One issue getting its fair share of media attention these days is the significant cost associated with IT infrastructure failure. With everything from power grids to emergency management systems based on data center performance, it’s no wonder there’s heightened awareness of operational and energy costs.

While it doesn’t get the attention it deserves, a top reason for IT failure is caused by ineffective thermal management. Back in 2010, Wikipedia experienced significant downtime from server shutdowns resulting from overheating. The company’s European data center shut down for two hours — a failure that affected all global sites.

Why thermal management? Because data centers generate a tremendous amount of heat, the standard practice is to overcool to effectively keep temperatures within normal ranges. Data center managers would rather have temperatures far below necessary thresholds than experience costly failures associated with overheated equipment. This is a dangerous and wasteful practice.
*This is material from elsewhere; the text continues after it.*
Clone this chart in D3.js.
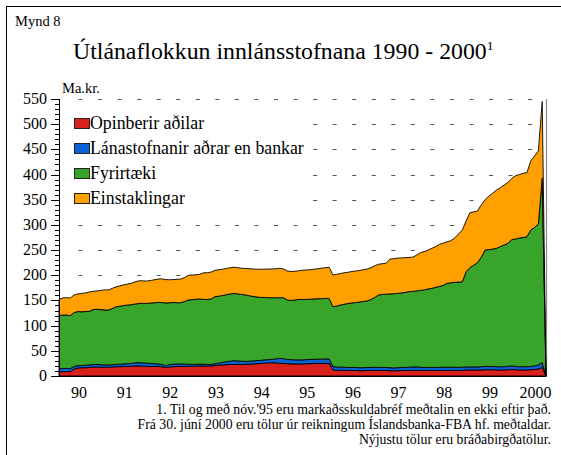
<!DOCTYPE html>
<html>
<head>
<meta charset="utf-8">
<script src="https://cdn.jsdelivr.net/npm/d3@7"></script>
<style>
  body { margin: 0; background: #fff; }
</style>
</head>
<body>
<svg id="chart" width="561" height="455"></svg>
<script>
// monthly values, Dec 1989 .. Aug 2000 (last point closes to 0)
const opinberir = [8.6,8.5,8.7,8.6,14,16,16.5,16.5,17,18,18,17.5,17.5,17.5,18,18.5,18.5,19,19,19.5,20,20,19.5,19.5,19,19,19,18.5,17,18,18.5,19,19,19,19.5,19.5,19.5,20,20,20,20,21,21.5,22,22.5,23,23,23,23,23,23.5,24,24.5,25,25.5,26,26.5,26,25,25,24.5,24,24,24,24,24.5,24.5,25,25,25,25,25,12,11.5,11.5,11,11,11,11,10.5,10.5,11,11,11,11,11,11,10.5,10.5,10.5,11,11,11,11.5,11.5,11,11,11,11,11,11,11,11,11,11,11,11.5,12,12,12,12,12,12.5,12.5,12.5,12,12,12,12.5,13,12.5,12,12,12,12.5,13,14,17,0]
const lanastofnanir = [6.4,6.5,6.3,6.2,5,4.5,4.5,5,5,5,5,5,4.5,4.5,4.5,4.5,5,5,5.5,5.5,6,6.5,6.5,6,6,5.5,5,4.5,3.5,4.5,5,5,5,4.5,4,3.5,3.5,3.5,3.5,3,3,3.5,4,5,6,6.5,7.5,7,6.5,6,6,6,6,6,6.5,6.5,6.5,8,10,9.5,8.5,8.5,8,8,8,8,8.5,8,8.5,8.5,9,9,6.5,6.5,6,6.5,6,6,6,6,6,6,6,6.5,6,6,6,6,5.5,6,6,6,6.5,6.5,6.5,6.5,6,6,6,6,6,6.5,6.5,6.5,6.5,6,6,6,6,6,6,6.5,6.5,6.5,6.5,6.5,6.5,6.5,6.5,7,6.5,6.5,6.5,6.5,6.5,7,8,9.5,0]
const fyrirtaeki = [105,106,106,105.2,107,107.5,106.5,106.5,106.5,109,109.5,109.5,109,109,111.5,114.5,115,116,116.5,116.5,117,117.5,118.5,118.5,120,121,122,123,124.5,123,122.5,121.5,121.6,124.5,127.5,128.5,129.5,129.5,128.5,129,130,133,133,133,133,133.5,133.5,133,132.5,132,130,128,126.5,125,124,123,122.5,121.5,120.5,121,118,117.5,119,120,120,119.5,119.5,120,120,120,120,120,119.2,121,123.5,125,127,128,129,130.5,131.5,132,135,138.5,144,145,145.5,146.5,147.5,147.5,148,149,150,150,151,152.5,154,155.7,157,159,161,162.5,166.5,167.5,168.5,169.5,169.5,189,197,202,207,217.5,231,232,233,235,238.5,241.5,244.4,251,253,255.5,256.5,258.1,271,275,280,366.1,0]
const einstaklingar = [32,34,34.5,35,35,35,36.5,37,38.5,36,36.5,38,40,40,40,39.5,40.5,41,41.5,42.5,44,45,44.5,44.5,44.5,45.5,46.5,47,46.5,45.5,45.5,46.5,47,47.5,49,49,48.5,49,53,53,53.5,52.5,52.5,52,52,52,52,52,52,52.5,53.5,54.5,55,56,56,57,57,57.5,58.5,57,57.5,57.5,57,57,58,58.5,58.5,59,59.5,60.5,61,62,62.8,63,62.5,62.5,62,62.5,62.5,62.5,63,63.5,63,63,61,61,61.5,69,69.5,70,69.5,69,68,68,71,75,76,77.3,79.5,81,83.5,84,82.5,83.7,88,95.5,103,100.8,109,106,102.6,104,100,106.4,111,115.8,117,119,121.1,121,125.8,126,127.4,127.4,137,142,145,152.4,0]

const seriesNames = ['Opinberir aðilar', 'Lánastofnanir aðrar en bankar', 'Fyrirtæki', 'Einstaklingar']
const seriesColors = ['#d8201c', '#0a64d8', '#38a52a', '#ffa000']
const yearLabels = ['90','91','92','93','94','95','96','97','98','99','2000']
const yTicks = [0,50,100,150,200,250,300,350,400,450,500,550]
const footnotes = [
  "1. Til og með nóv.'95 eru markaðsskuldabréf meðtalin en ekki eftir það.",
  "Frá 30. júní 2000 eru tölur úr reikningum Íslandsbanka-FBA hf. meðtaldar.",
  "Nýjustu tölur eru bráðabirgðatölur."
]

const serif = '"Liberation Serif", "Times New Roman", Times, serif'

var svg = d3.select('#chart')
   .attr('font-family', serif)

// outer frame (runs off the right and bottom of the picture)
svg.append('rect')
   .attr('x', 6.5).attr('y', 6.5)
   .attr('width', 600).attr('height', 500)
   .attr('fill', 'none').attr('stroke', '#000').attr('stroke-width', 1)

svg.append('text').attr('x', 15).attr('y', 26)
   .attr('font-family', serif).attr('font-size', 14.5).text('Mynd 8')

var title = svg.append('text').attr('x', 73).attr('y', 59)
   .attr('font-family', serif).attr('font-size', 23.8)
title.append('tspan').text('Útlánaflokkun innlánsstofnana 1990 - 2000')
title.append('tspan').attr('dy', -9).attr('font-size', 13.5).text('1')

svg.append('text').attr('x', 62).attr('y', 93)
   .attr('font-family', serif).attr('font-size', 14.5).text('Ma.kr.')

var x = d3.scaleLinear().domain([0, opinberir.length - 1]).range([59, 546])
var y = d3.scaleLinear().domain([0, 550]).range([376, 99])

// dashed grid
svg.append('g').selectAll('line')
   .data(yTicks.filter(d => d > 0))
   .enter().append('line')
   .attr('x1', 78.5).attr('x2', 546)
   .attr('y1', d => Math.round(y(d)) + 0.5).attr('y2', d => Math.round(y(d)) + 0.5)
   .attr('stroke', '#555').attr('stroke-width', 1)
   .attr('stroke-dasharray', '4,15.55')

// right frame of plot
svg.append('line')
   .attr('x1', 546.5).attr('x2', 546.5).attr('y1', y(550)).attr('y2', y(0))
   .attr('stroke', '#888').attr('stroke-width', 1.2)

var table = opinberir.map(function(v, i) {
  return { i: i, s0: v, s1: lanastofnanir[i], s2: fyrirtaeki[i], s3: einstaklingar[i] }
})
var stack = d3.stack().keys(['s0','s1','s2','s3'])
var layers = stack(table)

var area = d3.area()
  .x(d => x(d.data.i))
  .y0(d => y(d[0]))
  .y1(d => y(d[1]))

svg.append('g').selectAll('path')
   .data(layers)
   .enter().append('path')
   .attr('d', area)
   .attr('fill', (d, i) => seriesColors[i])
   .attr('stroke', '#000')
   .attr('stroke-width', 0.9)
   .attr('stroke-linejoin', 'round')

// y axis
var yAxis = svg.append('g')
yAxis.append('line')
   .attr('x1', 59.5).attr('x2', 59.5).attr('y1', y(550)).attr('y2', y(0))
   .attr('stroke', '#000')
yAxis.selectAll('.minor')
   .data(d3.range(0, 551, 10))
   .enter().append('line')
   .attr('x1', 55).attr('x2', 59.5)
   .attr('y1', d => Math.round(y(d)) + 0.5).attr('y2', d => Math.round(y(d)) + 0.5)
   .attr('stroke', '#000')
yAxis.selectAll('.major')
   .data(yTicks)
   .enter().append('line')
   .attr('x1', 51).attr('x2', 59.5)
   .attr('y1', d => Math.round(y(d)) + 0.5).attr('y2', d => Math.round(y(d)) + 0.5)
   .attr('stroke', '#000')
yAxis.selectAll('text')
   .data(yTicks)
   .enter().append('text')
   .attr('x', 47).attr('y', d => y(d) + 5)
   .attr('text-anchor', 'end')
   .attr('font-family', serif).attr('font-size', 16)
   .text(d => d)

// x axis
svg.append('line')
   .attr('x1', 59).attr('x2', 546.5).attr('y1', 376.5).attr('y2', 376.5)
   .attr('stroke', '#000')
svg.append('g').selectAll('text')
   .data(yearLabels)
   .enter().append('text')
   .attr('x', (d, k) => x(12 * k + 5.26))
   .attr('y', 398)
   .attr('text-anchor', 'middle')
   .attr('font-family', serif).attr('font-size', 16)
   .text(d => d)

// legend, white box hides the grid behind it
svg.append('rect')
   .attr('x', 70).attr('y', 108).attr('width', 241).attr('height', 102)
   .attr('fill', '#fff')
var legend = svg.append('g').selectAll('g')
   .data(seriesNames)
   .enter().append('g')
   .attr('transform', (d, i) => 'translate(74,' + (118 + i * 25) + ')')
legend.append('rect')
   .attr('x', 0.5).attr('y', 0.5).attr('width', 15).attr('height', 10)
   .attr('fill', (d, i) => seriesColors[i])
   .attr('stroke', '#222')
legend.append('text')
   .attr('x', 16).attr('y', 11)
   .attr('font-family', serif).attr('font-size', 17.8)
   .text(d => d)

svg.append('g').selectAll('text')
   .data(footnotes)
   .enter().append('text')
   .attr('x', 551).attr('y', (d, i) => 414 + i * 15)
   .attr('text-anchor', 'end')
   .attr('font-family', serif).attr('font-size', 13.8)
   .text(d => d)
</script>
</body>
</html>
Actually, it’s limited visibility into real-time thermal conditions that causes many IT managers to create excessively lower ambient temperatures — to be on the safe side. While this may seem wise this fail-safe strategy is shortsighted. Each degree of reduced temperature exponentially increases the cost of powering cooling units. For this reason, real-time visibility into power usage effectiveness (PUE) is crucial.

Take the real-world example of an IT managed service provider supporting multiple customer tenants collocated in a single facility. As expected, the data center was excessively cooled. But this safety cushion was driving other problems. As all energy related costs are charged to customers, cooling inefficiencies mean higher operating costs and decreased customer satisfaction.
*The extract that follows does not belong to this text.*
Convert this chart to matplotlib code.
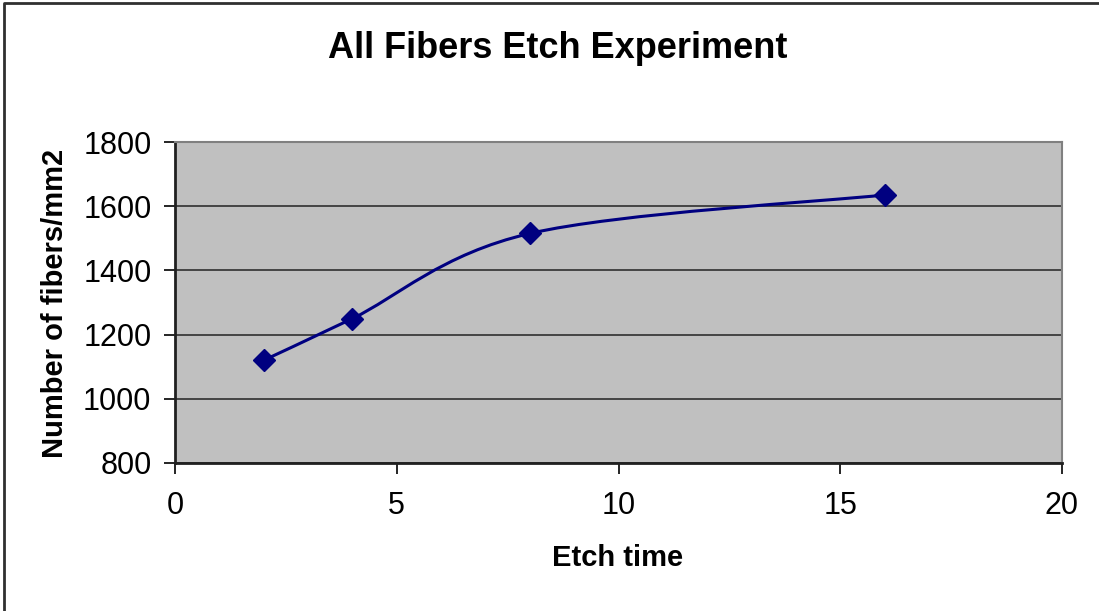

Letting cooler heads prevail, the customer integrated a full-featured data center infrastructure management (DCIM) suite, offering real-time views into power and cooling metrics and allowing the chilled water supply to be increased by one degree each week. Additionally, graphic display of the thermal infrastructure state in comparison to established thresholds provided added assurance that increased efficiencies had no impact on production reliability. The new visibility allowed chilled water system temperature to be increased from 45 to 55 degrees over a six month period — decreasing related power consumption from .53 kW/ton to .32 kW/ton.

The benefits went even further. Keeping an eye on efficiency, the company began to undertake a massive data center build-out — increasing floor size by 80% and load densities by 74%. While higher load densities generally increase PUE ratios, the organization was still able to increase environment temperatures — resulting in a PUE decrease of 17%. More effective thermal management resulted in an overall reduction of data center cooling requirements —creating annual savings of more than $285,000! How’s that for savings?

One thing is clear - companies today are far too concerned with the “big picture” of catastrophic IT infrastructure failure. To prevent issues and stay ahead of the curve, many do more harm than good. The critical step towards data center efficiency is a real-time view into all core components of the infrastructure — providing a closer look at everything from assets and facilities to power and cooling.

No doubt, DCIM is really the only true way to ensure companies can keep their cool!